Al pasar de los años me he topado con personas a las que no me puedo negar pertenecerles; quizás por sus sonrisas y distintas filosofías de vida, o tal vez sus miradas. Estas personas han estado presentes en momentos fundamentales de vida y donde quiera que escucho sus nombres me hacen recordar las risas, aquellos besos lentos, la imagen ideal, el sueño inalcanzable, la oscuridad del mar, la fría mañana de primavera. Podría mencionar no cien, pero sí diez personas que tuve la dicha de haber conocido y que son capaces de hacer reconsiderar cualquier firme decisión.

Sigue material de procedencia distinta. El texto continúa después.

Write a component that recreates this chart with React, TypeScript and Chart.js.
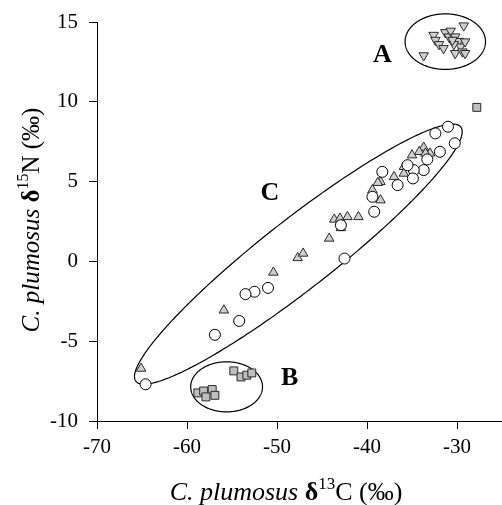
import React, { useEffect, useRef } from 'react';
import { Chart, registerables } from 'chart.js';

Chart.register(...registerables);

// Axis ticks
const xTicks = [-70, -60, -50, -40, -30];
const yTicks = [-10, -5, 0, 5, 10, 15];

// Group A: inverted triangles
const aX = [-33.7, -32.6, -32.4, -32.0, -31.5, -31.3, -30.9, -30.7, -30.2, -29.8, -29.25, -29.6, -29.1, -30.2, -29.4, -29.1, -30.35, -30.5];
const aY = [12.9, 14.18, 13.87, 13.6, 13.35, 14.35, 14.08, 14.44, 14.08, 13.8, 14.77, 13.45, 13.77, 13.04, 13.14, 13.04, 13.6, 13.87];

// Group C: open circles
const cCircX = [-31.0, -32.4, -30.25, -31.9, -33.3, -33.7, -34.8, -34.9, -35.5, -38.3, -36.6, -39.4, -39.2, -42.9, -42.5, -51.0, -52.5, -53.5, -54.2, -56.9, -64.6];
const cCircY = [8.44, 8.02, 7.4, 6.87, 6.39, 5.72, 5.72, 5.2, 6.03, 5.61, 4.78, 4.05, 3.11, 2.27, 0.18, -1.66, -1.9, -2.05, -3.73, -4.6, -7.7];

// Group C: triangles
const cTriX = [-33.7, -34.2, -35.0, -33.0, -33.5, -35.9, -35.9, -37.0, -38.5, -38.8, -39.4, -38.5, -43.64, -43.0, -42.17, -40.95, -44.2, -42.9, -47.7, -47.1, -50.4, -55.9, -65.1];
const cTriY = [7.14, 6.87, 6.66, 6.77, 6.77, 5.93, 5.51, 5.3, 4.99, 4.93, 4.47, 3.84, 2.63, 2.69, 2.79, 2.79, 1.44, 2.1, 0.22, 0.5, -0.69, -3.06, -6.71];

// Group B: squares (plus one outlier)
const bX = [-54.8, -54.0, -53.35, -52.8, -58.8, -58.15, -57.2, -57.9, -56.9, -27.8];
const bY = [-6.86, -7.24, -7.13, -6.99, -8.24, -8.12, -8.03, -8.49, -8.39, 9.65];

// Ellipses (data units): center, end of first semi-axis, end of second semi-axis
const ellipseNames = ['A', 'B', 'C'];
const ellipseCenter = [[-31.3, 13.77], [-55.6, -7.86], [-47.63, 0.455]];
const ellipseAxis1 = [[-26.83, 13.77], [-51.61, -7.86], [-29.58, 8.42]];
const ellipseAxis2 = [[-31.3, 15.51], [-55.6, -6.29], [-50.01, 2.18]];

// Group labels (data units)
const labelText = ['A', 'B', 'C'];
const labelPos = [[-38.3, 12.93], [-48.6, -7.32], [-50.8, 4.28]];

const FONT = '"Liberation Serif", "Times New Roman", serif';

const toPts = (xs: number[], ys: number[]) => xs.map((x, i) => ({ x, y: ys[i] }));

type Seg = { t: string; style?: string; weight?: string; sup?: boolean };

function drawRich(ctx: CanvasRenderingContext2D, segs: Seg[], size: number) {
  const fontOf = (s: Seg) => {
    const sz = s.sup ? Math.round(size * 0.65) : size;
    return `${s.style || 'normal'} ${s.weight || 'normal'} ${sz}px ${FONT}`;
  };
  let total = 0;
  const widths = segs.map((s) => {
    ctx.font = fontOf(s);
    const w = ctx.measureText(s.t).width;
    total += w;
    return w;
  });
  let x = -total / 2;
  segs.forEach((s, i) => {
    ctx.font = fontOf(s);
    ctx.textAlign = 'left';
    ctx.textBaseline = 'alphabetic';
    ctx.fillText(s.t, x, s.sup ? -size * 0.42 : 0);
    x += widths[i];
  });
}

const overlayPlugin = {
  id: 'overlay',
  beforeDatasetsDraw(chart: any) {
    const { ctx, scales } = chart;
    const xs = scales.x;
    const ys = scales.y;
    ctx.save();
    ctx.strokeStyle = '#000';
    ctx.lineWidth = 1.2;
    ellipseNames.forEach((_, k) => {
      const cx = xs.getPixelForValue(ellipseCenter[k][0]);
      const cy = ys.getPixelForValue(ellipseCenter[k][1]);
      const ax = xs.getPixelForValue(ellipseAxis1[k][0]) - cx;
      const ay = ys.getPixelForValue(ellipseAxis1[k][1]) - cy;
      const bx = xs.getPixelForValue(ellipseAxis2[k][0]) - cx;
      const by = ys.getPixelForValue(ellipseAxis2[k][1]) - cy;
      ctx.beginPath();
      for (let i = 0; i <= 360; i++) {
        const t = (i * Math.PI) / 180;
        const px = cx + ax * Math.cos(t) + bx * Math.sin(t);
        const py = cy + ay * Math.cos(t) + by * Math.sin(t);
        if (i === 0) ctx.moveTo(px, py);
        else ctx.lineTo(px, py);
      }
      ctx.closePath();
      ctx.stroke();
    });
    ctx.restore();
  },
  afterDraw(chart: any) {
    const { ctx, scales } = chart;
    const xs = scales.x;
    const ys = scales.y;
    ctx.save();
    ctx.fillStyle = '#000';
    ctx.font = `bold 26px ${FONT}`;
    ctx.textAlign = 'center';
    ctx.textBaseline = 'middle';
    labelText.forEach((t, k) => {
      ctx.fillText(t, xs.getPixelForValue(labelPos[k][0]), ys.getPixelForValue(labelPos[k][1]));
    });
    // X axis title
    ctx.save();
    ctx.translate(286, 500);
    drawRich(ctx, [
      { t: 'C. plumosus ', style: 'italic' },
      { t: 'δ', weight: 'bold' },
      { t: '13', sup: true },
      { t: 'C (‰)' },
    ], 26);
    ctx.restore();
    // Y axis title
    ctx.save();
    ctx.translate(38.5, 220);
    ctx.rotate(-Math.PI / 2);
    drawRich(ctx, [
      { t: 'C. plumosus ', style: 'italic' },
      { t: 'δ', weight: 'bold' },
      { t: '15', sup: true },
      { t: 'N (‰)' },
    ], 25);
    ctx.restore();
    ctx.restore();
  },
};

export default function App() {
  const ref = useRef<HTMLCanvasElement | null>(null);
  useEffect(() => {
    if (!ref.current) return;
    const triFill = '#cfcfcf';
    const edge = '#2a2a2a';
    const chart = new Chart(ref.current, {
      type: 'scatter',
      data: {
        datasets: [
          {
            label: 'C circles',
            data: toPts(cCircX, cCircY),
            pointStyle: 'circle',
            pointRadius: 5.5,
            backgroundColor: '#ffffff',
            borderColor: '#000',
            borderWidth: 1,
          },
          {
            label: 'C triangles',
            data: toPts(cTriX, cTriY),
            pointStyle: 'triangle',
            pointRadius: 5.5,
            backgroundColor: triFill,
            borderColor: edge,
            borderWidth: 1,
          },
          {
            label: 'A',
            data: toPts(aX, aY),
            pointStyle: 'triangle',
            rotation: 180,
            pointRadius: 5.5,
            backgroundColor: triFill,
            borderColor: edge,
            borderWidth: 1,
          },
          {
            label: 'B',
            data: toPts(bX, bY),
            pointStyle: 'rect',
            pointRadius: 5.6,
            backgroundColor: '#bebebe',
            borderColor: edge,
            borderWidth: 1,
          },
        ] as any,
      },
      options: {
        animation: false,
        responsive: false,
        clip: false as any,
        layout: { autoPadding: false, padding: { top: 22, right: 0, left: 0, bottom: 0 } } as any,
        plugins: {
          legend: { display: false },
          tooltip: { enabled: false },
        },
        scales: {
          x: {
            type: 'linear',
            min: -70,
            max: -25,
            afterBuildTicks: (s: any) => {
              s.ticks = xTicks.map((v) => ({ value: v }));
            },
            afterFit: (s: any) => {
              s.height = 84;
              s.paddingLeft = 0;
              s.paddingRight = 0;
            },
            ticks: {
              color: '#000',
              font: { family: FONT, size: 21 },
              padding: 6,
            },
            grid: {
              drawOnChartArea: false,
              drawTicks: true,
              tickLength: 8,
              color: '#000',
              lineWidth: 1,
            },
            border: { display: true, color: '#000', width: 1 },
          },
          y: {
            type: 'linear',
            min: -10,
            max: 15,
            afterBuildTicks: (s: any) => {
              s.ticks = yTicks.map((v) => ({ value: v }));
            },
            afterFit: (s: any) => {
              s.width = 97;
              s.paddingTop = 0;
              s.paddingBottom = 0;
            },
            ticks: {
              color: '#000',
              font: { family: FONT, size: 21 },
              padding: 11,
            },
            grid: {
              drawOnChartArea: false,
              drawTicks: true,
              tickLength: 8,
              color: '#000',
              lineWidth: 1,
            },
            border: { display: true, color: '#000', width: 1 },
          },
        },
      },
      plugins: [overlayPlugin],
    });
    return () => chart.destroy();
  }, []);
  return (
    <div style={{ position: 'absolute', left: 0, top: 0, width: 502, height: 505, background: '#fff' }}>
      <canvas ref={ref} width={502} height={505} style={{ display: 'block' }} />
    </div>
  );
}
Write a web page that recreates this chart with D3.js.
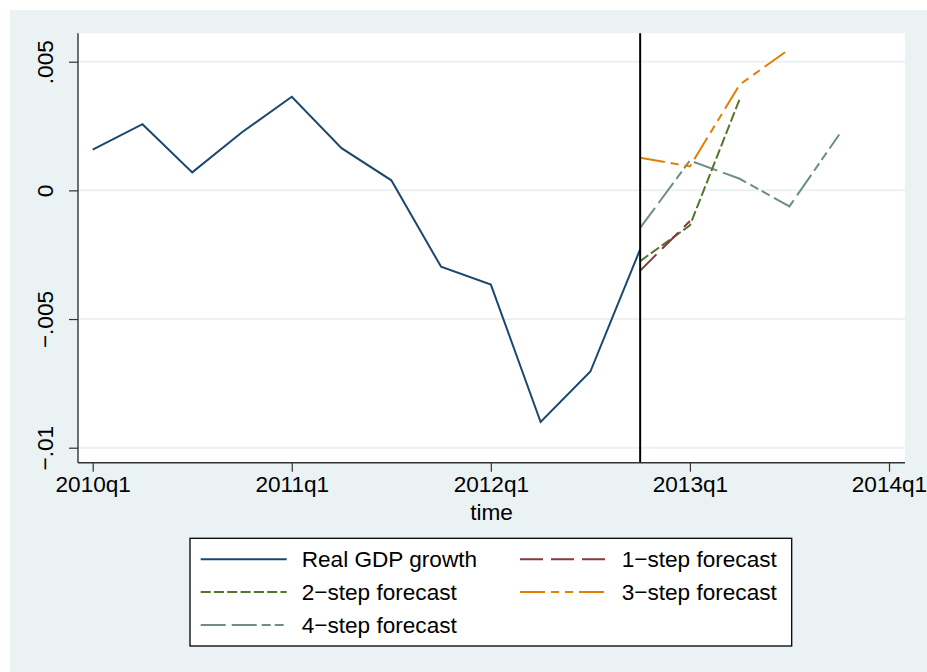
<!DOCTYPE html>
<html>
<head>
<meta charset="utf-8">
<script src="https://cdn.jsdelivr.net/npm/d3@7"></script>
<style>
  html, body { margin: 0; padding: 0; background: #ffffff; }
  svg { display: block; font-family: "Liberation Sans", Arial, sans-serif; }
</style>
</head>
<body>
<svg id="chart" width="927" height="672"></svg>
<script>
// Quarter index 0 = 2010q1
const gdpQuarters = [0, 1, 2, 3, 4, 5, 6, 7, 8, 9, 10, 11];
const gdpGrowth = [0.00158, 0.00257, 0.00070, 0.00226, 0.00364, 0.00164,
                   0.00039, -0.00297, -0.00366, -0.00900, -0.00704, -0.00229];

const step1Quarters = [11, 12];
const step1Values = [-0.00312, -0.00119];
const step2Quarters = [11, 12, 13];
const step2Values = [-0.00275, -0.00136, 0.00355];
const step3Quarters = [11, 12, 13, 14];
const step3Values = [0.00127, 0.00093, 0.00411, 0.00549];
const step4Quarters = [11, 12, 13, 14, 15];
const step4Values = [-0.00146, 0.00116, 0.00045, -0.00062, 0.00217];

const forecastOrigin = 11; // 2012q4

const xTickQuarters = [0, 4, 8, 12, 16];
const xTickLabels = ["2010q1", "2011q1", "2012q1", "2013q1", "2014q1"];
const yTickValues = [-0.01, -0.005, 0, 0.005];
const yTickLabels = ["\u2212.01", "\u2212.005", "0", ".005"];

const seriesNames = ["Real GDP growth", "1\u2212step forecast", "2\u2212step forecast",
                     "3\u2212step forecast", "4\u2212step forecast"];

const FONT = 22.6;

const svg = d3.select("#chart");
const W = 927, H = 672;
const plot = { left: 78, right: 905, top: 33.3, bottom: 462.7 };

// graph region
svg.append("rect").attr("x", 10).attr("y", 10).attr("width", W - 10).attr("height", H - 10)
  .attr("fill", "#eaf2f3");
// plot region
svg.append("rect").attr("x", plot.left).attr("y", plot.top)
  .attr("width", plot.right - plot.left).attr("height", plot.bottom - plot.top)
  .attr("fill", "#ffffff");

const x = d3.scaleLinear().domain([0, 16]).range([92.7, 889]);
const y = d3.scaleLinear().domain([-0.01, 0.005]).range([447.7, 61.7]);

// horizontal grid lines
svg.append("g").selectAll("line").data(yTickValues).join("line")
  .attr("x1", plot.left).attr("x2", plot.right)
  .attr("y1", d => y(d)).attr("y2", d => y(d))
  .attr("stroke", "#eaf2f3").attr("stroke-width", 2);

const series = [
  { q: gdpQuarters, v: gdpGrowth, color: "#1a476f", dash: null },
  { q: step1Quarters, v: step1Values, color: "#90353b", dash: "23,8" },
  { q: step2Quarters, v: step2Values, color: "#55752f", dash: "10,3.3" },
  { q: step3Quarters, v: step3Values, color: "#e37e00", dash: "25,6,8,6,8,6" },
  { q: step4Quarters, v: step4Values, color: "#6e8e84", dash: "25,6,25,5,9,4,9,5" }
];

const line = d3.line().x(d => x(d[0])).y(d => y(d[1]));

// draw order: forecasts under the actual series, 4-step first
const drawOrder = [4, 3, 2, 1, 0];
drawOrder.forEach(i => {
  const s = series[i];
  svg.append("path")
    .datum(s.q.map((q, k) => [q, s.v[k]]))
    .attr("d", line)
    .attr("fill", "none")
    .attr("stroke", s.color)
    .attr("stroke-width", 2)
    .attr("stroke-linejoin", "miter")
    .attr("stroke-dasharray", s.dash);
});

// forecast origin marker
svg.append("line")
  .attr("x1", x(forecastOrigin)).attr("x2", x(forecastOrigin))
  .attr("y1", plot.top).attr("y2", plot.bottom)
  .attr("stroke", "#000").attr("stroke-width", 2);

// axes
const xAxis = d3.axisBottom(x).tickValues(xTickQuarters)
  .tickFormat((d, i) => xTickLabels[i]).tickSize(9).tickSizeOuter(0).tickPadding(4);
const gx = svg.append("g").attr("transform", `translate(0,${plot.bottom})`).call(xAxis);
gx.select(".domain").attr("d", `M${plot.left},0H${plot.right}`).attr("stroke", "#333").attr("stroke-width", 1.4);
gx.selectAll(".tick line").attr("stroke", "#333").attr("stroke-width", 1.2);
gx.selectAll(".tick text").attr("font-size", FONT).attr("fill", "#000")
  .attr("font-family", "Liberation Sans, Arial, sans-serif");

const yAxis = d3.axisLeft(y).tickValues(yTickValues)
  .tickFormat((d, i) => yTickLabels[i]).tickSize(9).tickSizeOuter(0);
const gy = svg.append("g").attr("transform", `translate(${plot.left},0)`).call(yAxis);
gy.select(".domain").attr("d", `M0,${plot.top}V${plot.bottom}`).attr("stroke", "#333").attr("stroke-width", 1.4);
gy.selectAll(".tick line").attr("stroke", "#333").attr("stroke-width", 1.2);
gy.selectAll(".tick text")
  .attr("font-size", FONT).attr("fill", "#000")
  .attr("font-family", "Liberation Sans, Arial, sans-serif")
  .attr("x", null).attr("dy", null)
  .attr("text-anchor", "middle")
  .attr("transform", "translate(-25,0) rotate(-90)");

// x axis title
svg.append("text").attr("x", (plot.left + plot.right) / 2).attr("y", 520)
  .attr("text-anchor", "middle").attr("font-size", FONT).attr("fill", "#000")
  .text("time");

// legend
const legend = { x: 190, y: 538.3, w: 601.7, h: 107.7 };
svg.append("rect").attr("x", legend.x).attr("y", legend.y)
  .attr("width", legend.w).attr("height", legend.h)
  .attr("fill", "#fff").attr("stroke", "#000").attr("stroke-width", 1.3);

const rowY = [559.3, 592, 625];
const colX = [{ l1: 200.7, l2: 286.7, t: 301.7 }, { l1: 520, l2: 606, t: 621.7 }];
series.forEach((s, i) => {
  const row = Math.floor(i / 2), col = i % 2;
  const cy = rowY[row], c = colX[col];
  svg.append("line").attr("x1", c.l1).attr("x2", c.l2).attr("y1", cy).attr("y2", cy)
    .attr("stroke", s.color).attr("stroke-width", 2).attr("stroke-dasharray", s.dash);
  svg.append("text").attr("x", c.t).attr("y", cy + 8)
    .attr("font-size", FONT).attr("fill", "#000").text(seriesNames[i]);
});
</script>
</body>
</html>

Me alegra verlos en persona. Intento de alguna forma darles algo para que me recuerden, pero cuando les tengo de frente me es imposible sostenerles la mirada. Busco cauteloso no abandonarme a ideas locas —pero ¿qué es una idea sino una locura alegre?—, encuentro sus voces como un rumor convincente al cual no puedo negarme, y me seducen sus peticiones a grado tal que mi conocimiento queda reducido a «una absurda forma de ver las cosas».
Con esas personas no hay necesidad de hablar, podría pasar el día entero disfrutando de su presencia sin decir palabra alguna, y el silencio no sería incomodo, pero me entristece saber que son instantes pequeños los que disfruto a su lado.
Es posible que en general este tipo de convivencia no sea lo esperado, pero yo no tengo inconveniente alguno en quedarme callado.
Si estás leyendo esto, quiero que sepas que todos los días pienso en ti, aunque haya abandonado mi deseo de fundirme en tu piel. Desde que te vi, no he podido agotar estas ganas de abrazarte.